Polemik Pilkada Gubernur Papua Barat Daya: Persimpangan Demokrasi dan Otonomi Khusus
1. Latar Belakang Konflik
Pemilihan Gubernur Papua Barat Daya tahun ini diwarnai dengan berbagai tantangan yang membayangi proses demokrasi. Polemik muncul sejak Komisi Pemilihan Umum (KPU) Papua Barat Daya menetapkan pasangan calon yang statusnya bukan Orang Asli Papua (OAP). Hal ini menimbulkan protes keras dari Majelis Rakyat Papua (MRP), lembaga pelindung hak-hak OAP, yang mengklaim keputusan tersebut bertentangan dengan Undang-Undang Otonomi Khusus.

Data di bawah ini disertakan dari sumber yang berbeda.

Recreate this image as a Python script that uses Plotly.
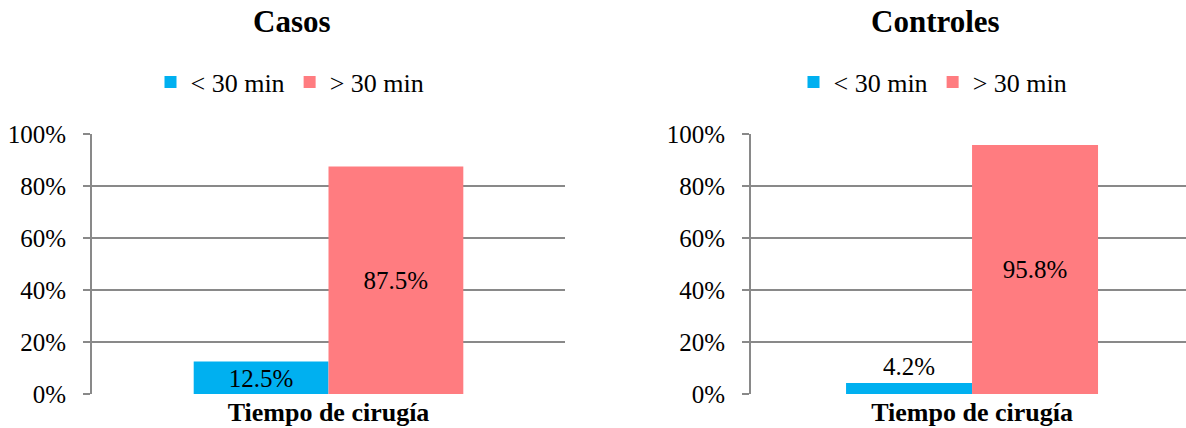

MRP menegaskan, status OAP adalah syarat utama yang harus dipenuhi setiap kandidat. Namun, KPU meloloskan pasangan Abdul Faris Umlati (AFU) dan Kasihiw, meskipun rekomendasi dari MRP menolak mereka sebagai OAP. Keputusan ini memicu gugatan hukum, termasuk ancaman melanjutkan kasus ke Pengadilan Tata Usaha Negara (PTUN) di Jayapura.
2. Isu Pelanggaran dan Sengketa Hukum
Selain perdebatan mengenai status OAP, salah satu Paslon dituding melanggar aturan pemilu, seperti penyalahgunaan fasilitas negara dan praktik politik uang sebelum tahapan penetapan. Meskipun Bawaslu merekomendasikan agar KPU membatalkan pencalonan Paslon tersebut, KPU tetap melanjutkan proses pemilu tanpa mengindahkan rekomendasi.
Hal ini menimbulkan tudingan bahwa keputusan KPU tidak hanya cacat hukum, tetapi juga mengabaikan prinsip keadilan demokrasi di wilayah dengan kekhususan seperti Papua.
3. Dinamika di Lapangan: Demonstrasi dan Keamanan
Proses pilkada juga dipersulit oleh aksi demonstrasi yang dilakukan berbagai kelompok masyarakat. Para pendukung dan penentang pasangan calon tertentu turun ke jalan, menuntut pembatalan keputusan KPU atau mengkritisi keterlibatan MRP. Demonstrasi ini memicu kekhawatiran tentang keamanan, terutama di wilayah yang rentan terhadap konflik horizontal.
4. Tantangan Demokrasi di Papua Barat Daya
Sebagai daerah otonomi baru, Papua Barat Daya menghadapi dilema besar. Di satu sisi, otonomi khusus memberikan hak istimewa kepada OAP untuk menjadi pemimpin. Di sisi lain, sistem demokrasi nasional mengharuskan KPU untuk mematuhi aturan administratif yang lebih luas. Pertentangan ini menunjukkan perlunya reformasi sistem pemilu, khususnya di wilayah dengan kekhususan seperti Papua.
5. Apa yang Dipertaruhkan?
Dengan pilkada tinggal menghitung hari, masyarakat Papua Barat Daya berada di persimpangan penting. Apakah proses ini mampu menghasilkan pemimpin yang benar-benar mewakili rakyat, atau justru memperdalam polarisasi? Jika tidak dikelola dengan baik, polemik ini berpotensi merusak kepercayaan masyarakat terhadap institusi demokrasi dan memperburuk ketegangan sosial.
6. Solusi dan Harapan
Diperlukan sinergi antara pemerintah pusat, KPU, MRP, dan masyarakat adat untuk mencari solusi damai. Dialog terbuka, penghormatan terhadap prinsip otonomi khusus, dan penegakan hukum yang adil menjadi kunci untuk mengatasi masalah ini. Harapannya, konflik ini dapat menjadi pembelajaran penting bagi perbaikan sistem pemilu di masa depan.
Ajakan untuk Pemilih
Di tengah dinamika dan perbedaan pendapat ini, mari kita gunakan hak pilih dengan bijaksana. Jadikan momen pilkada ini sebagai langkah untuk membawa perubahan positif bagi Papua Barat Daya. Coblos lah dengan hati nurani, memilih pemimpin yang mampu membawa kesejahteraan, keadilan, dan kemajuan bagi seluruh masyarakat. Siapapun pemimpin yang terpilih nanti, kita berharap mereka akan membawa Papua Barat Daya menjadi lebih baik dan inklusif. Sebab, masa depan daerah ini adalah tanggung jawab kita bersama.